In early June, an audio message from Abu al-Yazid to Turkish Muslims was released, urging them to support AQC's military campaign in "AFPAK" financially and militarily. In late June, he was interviewed on Al-Jazeera Arabic's program لقاء اليوم , and the interview was translated into English by early July by the Global Islamic Media Front, a jihadi media outlet affiliated with AQC and its affiliates and allies.



An audio message from Usama bin Laden to the people of Pakistan was released to Al-Jazeera Arabic in June, followed by a release on the Internet to online jihadi discussion forums in mid-July. An audio message to the Muslims of Pakistan entitled, "My Muslim Brothers and Sisters in Pakistan," from al-Zawahiri was released on the forums in mid-July as well.



Abu Yahya's video is the latest in this series of AQC "AFPAK" messages. Pakistani jihadis calling themselves the "Swat Taliban" have released videos of their own recently as well.

Based on a quick viewing of the video, Abu Yahya, who is sitting near a grove of trees with an automatic rifle in his lap, the overall theme of this new video is similar to that of both bin Laden and al-Zawahiri's messages. Pakistani Muslims are urged to support the "mujahideen" (warriors of faith) in the "jihad al-'askeri" (military struggle) in their country's Swat Valley, which has been the site of a massive military campaign against militant groups operating there, the so-called "Pakistani Taliban." He reminds them of their religious duties, as he sees them, to support the righteous "mujahideen" against the Pakistani government and military, who he describes as apostate and criminal. Both have sold out their religion and are acting contrary to Islamic law (Shari'a), and thus the country's Muslims cannot morally or legally continue to support either institution.

Screenshots from the new Abu Yahya video

Abu Yahya also makes a similar pitch to Pakistani religious scholars and jurists ('ulama), urging them to fulfill their religious duties by encouraging their congregations, students, and followers to support the struggle of AQC and its Pakistani allies and affiliates. At one point, he essentially asks them, "Who is your ruler," to which the answer, of course, is God, and, as such, their duty is to obey His divine Law, as interpreted by Abu Yahya and other Salafi jihadi ideologues and scholars. They are thus also expected to reject the claims to authority of those illegal "rejectionist" governments who do not follow or establish (the jihadis') Shari'a, the طاغوت, taghut, those who practice idolatry. In Abu Yahya's construction, the "idol" is a "un-Islamic" form of government, a parliamentary republic.

Landscapes of Jihad: AFPAK
View a presentation, "Landscapes of Jihad: AFPAK," of photographs from my personal research collection.
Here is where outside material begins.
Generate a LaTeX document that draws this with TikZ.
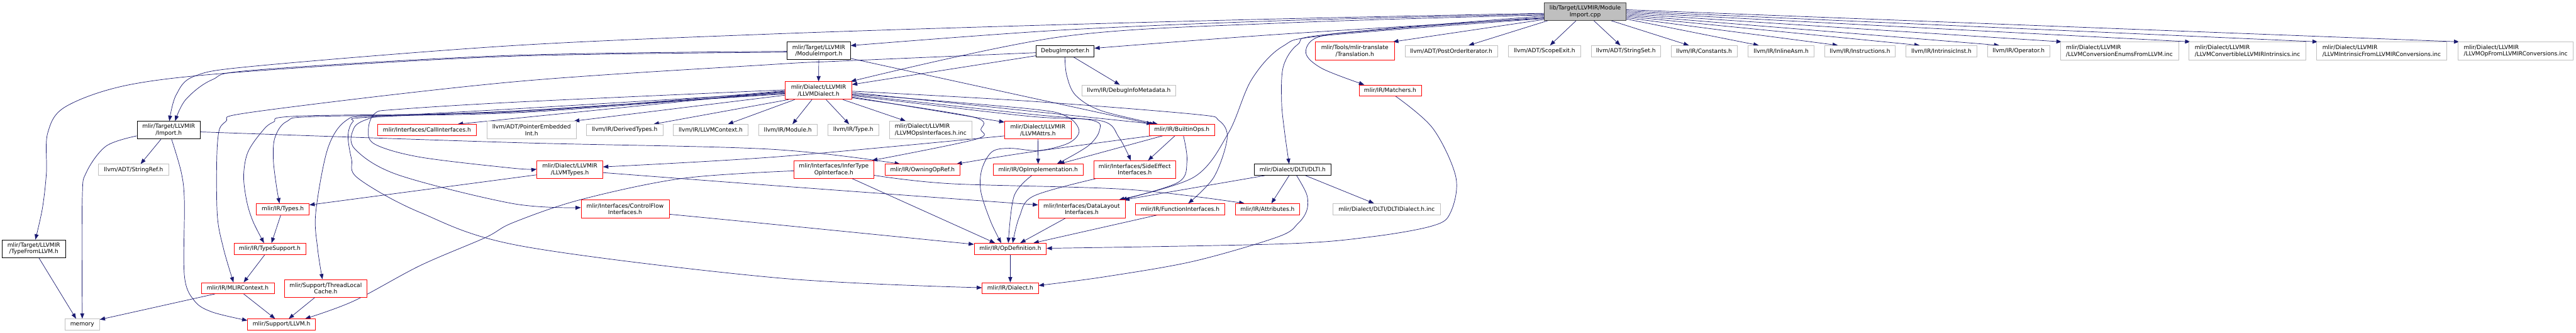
\documentclass[tikz,border=0pt]{standalone}
\usepackage{fontspec}
\setmainfont{DejaVu Sans}
\usetikzlibrary{arrows.meta}
\definecolor{edgeblue}{HTML}{191970}
\definecolor{boxgray}{HTML}{BFBFBF}
\definecolor{boxred}{HTML}{FF0000}
\newcommand\dxf{\fontsize{12.9pt}{15pt}\selectfont}
\pgfdeclarelayer{bgl}
\pgfdeclarelayer{edges}
\pgfsetlayers{bgl,edges,main}
\tikzset{
  nb/.style={rectangle, inner sep=0pt, align=center, font=\dxf, fill=white, line width=1.1pt, text=black},
  rb/.style={nb, draw=boxred},
  gb/.style={nb, draw=boxgray},
  gbl/.style={nb, draw=boxgray, align=left},
  kb/.style={nb, draw=black, line width=1.3pt},
  mb/.style={nb, draw=black!75, fill=boxgray, line width=1.3pt},
  conn/.style={draw=edgeblue, line width=1pt, -{Triangle[length=12pt,width=9pt]}},
}
\newcommand\bx[7]{\node[#1,minimum width=#5pt,minimum height=#6pt] (#2) at (#3,#4) {#7};}
\newcommand\ed[1]{\draw[conn] plot[smooth, tension=0.55] coordinates {#1};}
\begin{document}
\begin{tikzpicture}[x=1pt,y=-1pt]
\useasboundingbox (0,0) rectangle (5825,752);
\begin{pgfonlayer}{bgl}
\fill[white] (0,0) rectangle (5825,752);
\end{pgfonlayer}
% row 0
\bx{mb}{main}{3584.5}{26}{185}{40}{lib/Target/LLVMIR/Module\\Import.cpp}
% row 1
\bx{kb}{modimp}{1851.5}{115}{143}{40}{mlir/Target/LLVMIR\\/ModuleImport.h}
\bx{kb}{dbgimp}{2408.5}{115.5}{131}{25}{DebugImporter.h}
\bx{rb}{transl}{3063.5}{115}{179}{40}{mlir/Tools/mlir-translate\\/Translation.h}
\bx{gb}{postord}{3281.5}{115.5}{209}{25}{llvm/ADT/PostOrderIterator.h}
\bx{gb}{scopeexit}{3492.5}{115.5}{163}{25}{llvm/ADT/ScopeExit.h}
\bx{gb}{stringset}{3676.5}{115.5}{157}{25}{llvm/ADT/StringSet.h}
\bx{gb}{constants}{3853.5}{115.5}{149}{25}{llvm/IR/Constants.h}
\bx{gb}{inlineasm}{4027.5}{115.5}{149}{25}{llvm/IR/InlineAsm.h}
\bx{gb}{instructions}{4206}{115.5}{160}{25}{llvm/IR/Instructions.h}
\bx{gb}{intrinsicinst}{4390}{115.5}{160}{25}{llvm/IR/IntrinsicInst.h}
\bx{gb}{operator}{4564.5}{115.5}{141}{25}{llvm/IR/Operator.h}
\bx{gbl}{convenums}{4792.5}{115}{267}{40}{mlir/Dialect/LLVMIR\\/LLVMConversionEnumsFromLLVM.inc}
\bx{gbl}{convintr}{5082}{115}{264}{40}{mlir/Dialect/LLVMIR\\/LLVMConvertibleLLVMIRIntrinsics.inc}
\bx{gbl}{intrfrom}{5385.5}{115}{295}{40}{mlir/Dialect/LLVMIR\\/LLVMIntrinsicFromLLVMIRConversions.inc}
\bx{gbl}{opfrom}{5688.5}{115}{261}{40}{mlir/Dialect/LLVMIR\\/LLVMOpFromLLVMIRConversions.inc}
% row 2
\bx{rb}{llvmdialect}{1851}{204.5}{150}{40}{mlir/Dialect/LLVMIR\\/LLVMDialect.h}
\bx{gb}{debuginfo}{2552.5}{204.5}{213}{25}{llvm/IR/DebugInfoMetadata.h}
\bx{rb}{matchers}{3143.5}{204.5}{141}{25}{mlir/IR/Matchers.h}
% row 3
\bx{kb}{import}{381.5}{294}{143}{40}{mlir/Target/LLVMIR\\/Import.h}
\bx{rb}{callif}{965.5}{293.5}{223}{25}{mlir/Interfaces/CallInterfaces.h}
\bx{gb}{ptremb}{1202}{294}{202}{40}{llvm/ADT/PointerEmbedded\\Int.h}
\bx{gb}{derived}{1412.5}{293.5}{173}{25}{llvm/IR/DerivedTypes.h}
\bx{gb}{llvmctx}{1607}{293.5}{170}{25}{llvm/IR/LLVMContext.h}
\bx{gb}{module}{1781.5}{293.5}{133}{25}{llvm/IR/Module.h}
\bx{gb}{type}{1929.5}{293.5}{115}{25}{llvm/IR/Type.h}
\bx{gbl}{opsif}{2104.5}{294}{185}{40}{mlir/Dialect/LLVMIR\\/LLVMOpsInterfaces.h.inc}
\bx{rb}{attrs}{2347}{294}{150}{40}{mlir/Dialect/LLVMIR\\/LLVMAttrs.h}
\bx{rb}{builtinops}{2672.5}{293.5}{147}{25}{mlir/IR/BuiltinOps.h}
% row 4
\bx{gb}{stringref}{302}{383.5}{158}{25}{llvm/ADT/StringRef.h}
\bx{rb}{llvmtypes}{1288.5}{383}{149}{40}{mlir/Dialect/LLVMIR\\/LLVMTypes.h}
\bx{rb}{infertype}{1885.5}{383}{181}{40}{mlir/Interfaces/InferType\\OpInterface.h}
\bx{rb}{owning}{2086}{383.5}{170}{25}{mlir/IR/OwningOpRef.h}
\bx{rb}{opimpl}{2347.5}{383.5}{203}{25}{mlir/IR/OpImplementation.h}
\bx{rb}{sideeff}{2566}{383}{186}{40}{mlir/Interfaces/SideEffect\\Interfaces.h}
\bx{kb}{dlti}{2923}{383.5}{174}{25}{mlir/Dialect/DLTI/DLTI.h}
% row 5
\bx{rb}{types}{639.5}{472.5}{119}{25}{mlir/IR/Types.h}
\bx{rb}{cfif}{1413.5}{472}{199}{40}{mlir/Interfaces/ControlFlow\\Interfaces.h}
\bx{rb}{datalayout}{2446}{472}{196}{40}{mlir/Interfaces/DataLayout\\Interfaces.h}
\bx{rb}{funcif}{2668.5}{472.5}{201}{25}{mlir/IR/FunctionInterfaces.h}
\bx{rb}{attributes}{2866}{472.5}{146}{25}{mlir/IR/Attributes.h}
\bx{gb}{dltiinc}{3135.5}{472.5}{243}{25}{mlir/Dialect/DLTI/DLTIDialect.h.inc}
% row 6
\bx{kb}{typefrom}{76.5}{562}{143}{40}{mlir/Target/LLVMIR\\/TypeFromLLVM.h}
\bx{rb}{typesupport}{610}{562}{162}{25}{mlir/IR/TypeSupport.h}
\bx{rb}{opdef}{2284.5}{562}{163}{25}{mlir/IR/OpDefinition.h}
% row 7
\bx{rb}{mlirctx}{537.5}{651}{165}{25}{mlir/IR/MLIRContext.h}
\bx{rb}{tlc}{736.5}{651.5}{185}{40}{mlir/Support/ThreadLocal\\Cache.h}
\bx{rb}{dialect}{2284.5}{651}{127}{25}{mlir/IR/Dialect.h}
% row 8
\bx{gb}{memory}{186}{733}{78}{25}{memory}
\bx{rb}{support}{636.5}{733}{153}{25}{mlir/Support/LLVM.h}

\begin{pgfonlayer}{edges}
% from main, left side
\ed{(main.west |- 0,30) (2920,42) (2320,58) (1740,77) (1160,103) (580,149) (440,172) (398,215) (383,0 |- import.north)}
\ed{(main.west |- 0,32) (2920,46) (2400,68) (modimp.east |- 0,103)}
\ed{(main.west |- 0,34) (2900,52) (2400,83) (1924,0 |- llvmdialect.north)}
\ed{(main.west |- 0,41) (2900,77) (dbgimp.east |- 0,109)}
\ed{(main.west |- 0,36) (3100,68) (2980,84) (2953,120) (2990,155) (3085,0 |- matchers.north)}
\ed{(main.west |- 0,39) (3000,78) (2935,100) (2902,150) (2898,230) (2905,300) (2915,0 |- dlti.north)}
\ed{(main.west |- 0,42) (3000,80) (2900,105) (2830,180) (2778,300) (2700,400) (2530,0 |- datalayout.north)}
\ed{(main.west |- 0,44) (3150,0 |- transl.north)}
\ed{(3500,0 |- main.south) (3321,0 |- postord.north)}
\ed{(3564,0 |- main.south) (3505,0 |- scopeexit.north)}
\ed{(3604,0 |- main.south) (3664,0 |- stringset.north)}
\ed{(3643,0 |- main.south) (3819,0 |- constants.north)}
% from main, right side
\ed{(main.east |- 0,43) (3977,0 |- inlineasm.north)}
\ed{(main.east |- 0,40) (4156,0 |- instructions.north)}
\ed{(main.east |- 0,37) (4341,0 |- intrinsicinst.north)}
\ed{(main.east |- 0,34) (4521,0 |- operator.north)}
\ed{(main.east |- 0,31) (4662,0 |- convenums.north)}
\ed{(main.east |- 0,28) (4953,0 |- convintr.north)}
\ed{(main.east |- 0,25) (5241,0 |- intrfrom.north)}
\ed{(main.east |- 0,22) (5561,0 |- opfrom.north)}
% ModuleImport.h
\ed{(modimp.west |- 0,116) (1160,125) (580,158) (480,180) (420,225) (396,0 |- import.north)}
\ed{(modimp.west |- 0,118) (1160,127) (580,160) (300,190) (150,240) (108,300) (105,390) (96,470) (80,0 |- typefrom.north)}
\ed{(modimp.south) (llvmdialect.north)}
\ed{(modimp.east |- 0,132) (2605,0 |- builtinops.north)}
% DebugImporter.h
\ed{(dbgimp.west |- 0,126) (llvmdialect.east |- 0,191)}
\ed{(dbgimp.west |- 0,119) (1900,138) (1740,146) (1160,185) (580,252) (510,275) (492,320) (491,480) (505,560) (528,0 |- mlirctx.north)}
\ed{(2408,0 |- dbgimp.south) (2412,170) (2432,215) (2490,250) (2618,0 |- builtinops.north)}
\ed{(2427,0 |- dbgimp.south) (2532,0 |- debuginfo.north)}
% LLVMDialect.h down / right
\ed{(1783,0 |- llvmdialect.south) (1478,0 |- derived.north)}
\ed{(1797,0 |- llvmdialect.south) (1646,0 |- llvmctx.north)}
\ed{(1836,0 |- llvmdialect.south) (1792,0 |- module.north)}
\ed{(1868,0 |- llvmdialect.south) (1920,0 |- type.north)}
\ed{(1906,0 |- llvmdialect.south) (2048,0 |- opsif.north)}
\ed{(llvmdialect.east |- 0,219) (attrs.west |- 0,276)}
\ed{(llvmdialect.east |- 0,221) (2199,264) (2218,293) (2205,315) (1972,0 |- infertype.north)}
\ed{(llvmdialect.east |- 0,209) (2612,0 |- builtinops.north)}
\ed{(llvmdialect.east |- 0,214) (2320,257) (2470,272) (2486,295) (2460,330) (2390,0 |- opimpl.north)}
\ed{(llvmdialect.east |- 0,212) (2320,245) (2410,262) (2440,295) (2417,323) (2350,340) (2283,335) (2243,343) (2220,383) (2218,433) (2240,500) (2264,0 |- opdef.north)}
\ed{(llvmdialect.east |- 0,216) (2320,262) (2490,273) (2530,310) (2557,0 |- sideeff.north)}
\ed{(llvmdialect.east |- 0,206) (2320,228) (2700,258) (2756,272) (2775,312) (2745,400) (2687,0 |- funcif.north)}
% LLVMDialect.h left
\ed{(llvmdialect.west |- 0,206) (1035,0 |- callif.north)}
\ed{(llvmdialect.west |- 0,215) (1298,0 |- ptremb.north)}
\ed{(llvmdialect.west |- 0,208) (1180,254) (720,263) (649,274) (622,310) (618,359) (625,420) (632,0 |- types.north)}
\ed{(llvmdialect.west |- 0,205) (1180,252) (680,262) (618,276) (590,300) (560,345) (551,398) (558,455) (572,500) (597,0 |- typesupport.north)}
\ed{(llvmdialect.west |- 0,212) (1180,250) (850,262) (783,272) (741,336) (714,480) (718,560) (729,0 |- tlc.north)}
\ed{(llvmdialect.west |- 0,203) (1180,230) (900,247) (848,256) (833,293) (848,326) (950,355) (1160,380) (llvmtypes.west |- 0,382)}
\ed{(llvmdialect.west |- 0,209) (1180,245) (880,262) (829,270) (800,290) (802,336) (900,395) (1160,460) (cfif.west |- 0,469)}
\ed{(llvmdialect.west |- 0,211) (1180,250) (830,265) (798,275) (787,307) (795,360) (810,403) (950,480) (1180,556) (1760,628) (dialect.west |- 0,650)}
% Import.h
\ed{(364,0 |- import.south) (318,0 |- stringref.north)}
\ed{(import.west |- 0,307) (240,330) (195,390) (186,450) (186,0 |- memory.north)}
\ed{(388,0 |- import.south) (410,390) (417,456) (417,623) (440,680) (480,705) (support.west |- 0,724)}
\ed{(import.east |- 0,298) (1160,322) (1740,337) (2035,0 |- owning.north)}
% lower left
\ed{(88,0 |- typefrom.south) (172,0 |- memory.north)}
\ed{(486,0 |- mlirctx.south) (memory.east |- 0,722)}
\ed{(551,0 |- mlirctx.south) (622,0 |- support.north)}
\ed{(599,0 |- typesupport.south) (551,0 |- mlirctx.north)}
\ed{(635,0 |- types.south) (614,0 |- typesupport.north)}
\ed{(712,0 |- tlc.south) (653,0 |- support.north)}
\ed{(infertype.west |- 0,386) (1543,403) (1313,451) (1160,503) (1097,537) (950,600) (800,680) (690,0 |- support.north)}
\ed{(llvmtypes.west |- 0,395) (types.east |- 0,463)}
\ed{(llvmtypes.east |- 0,390) (1760,420) (datalayout.west |- 0,463)}
\ed{(attrs.west |- 0,307) (1760,354) (llvmtypes.east |- 0,377)}
\ed{(cfif.east |- 0,484) (1740,506) (opdef.west |- 0,552)}
% middle
\ed{(1927,0 |- infertype.south) (2250,0 |- opdef.north)}
\ed{(infertype.east |- 0,396) (2150,415) (2550,428) (2814,0 |- attributes.north)}
\ed{(2333,0 |- opimpl.south) (2293,443) (2280,0 |- opdef.north)}
\ed{(2478,0 |- sideeff.south) (2337,443) (2305,490) (2290,0 |- opdef.north)}
\ed{(2410,0 |- datalayout.south) (2307,0 |- opdef.north)}
\ed{(2618,0 |- funcif.south) (2337,0 |- opdef.north)}
\ed{(3156,0 |- matchers.south) (3240,290) (3292,400) (3280,480) (3240,510) (3100,535) (2900,551) (opdef.east |- 0,561)}
\ed{(2932,0 |- dlti.south) (2955,440) (2955,475) (2935,505) (2890,535) (2700,590) (2500,625) (dialect.east |- 0,645)}
\ed{(2860,0 |- dlti.south) (2542,0 |- datalayout.north)}
\ed{(2915,0 |- dlti.south) (2875,0 |- attributes.north)}
\ed{(2952,0 |- dlti.south) (3107,0 |- dltiinc.north)}
\ed{(2657,0 |- builtinops.south) (2596,0 |- sideeff.north)}
\ed{(2605,0 |- builtinops.south) (2320,345) (2163,0 |- owning.north)}
\ed{(2630,0 |- builtinops.south) (2395,0 |- opimpl.north)}
\ed{(2676,0 |- builtinops.south) (2684,364) (2664,412) (2536,0 |- datalayout.north)}
\ed{(attrs.south) (opimpl.north)}
\ed{(opdef.south) (dialect.north)}
\end{pgfonlayer}
\end{tikzpicture}
\end{document}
The Muslims of Swat, he says, are being persecuted simply because they wish to follow their religion and establish a religious system of government and law. All Muslims must support the مستضعفين , the mustad'afeen, those who are vulnerable and oppressed by apostates, the murtadeen (المرتدين).

View the video

Abu Yahya, Swat (July 25)
View the Arabic transcript here.


Anonymous said...

It makes no sense to post videos in Arabic, with Arabic transcripts, on a web page written in English.

Propaganda works only if it reaches the intended target audience in a manner which that audience can understand it. If the target audience is an Arab one, it makes no sense to have the propaganda embedded into a page written in English. If the target audience is not an Arab one, it makes no sense to post video propaganda without subtitles.

إبن الصقلي said...

Actually, seeing as this blog is partly an academic project and not a "propaganda outlet," it does make sense to post primary sources in other languages related to my studies.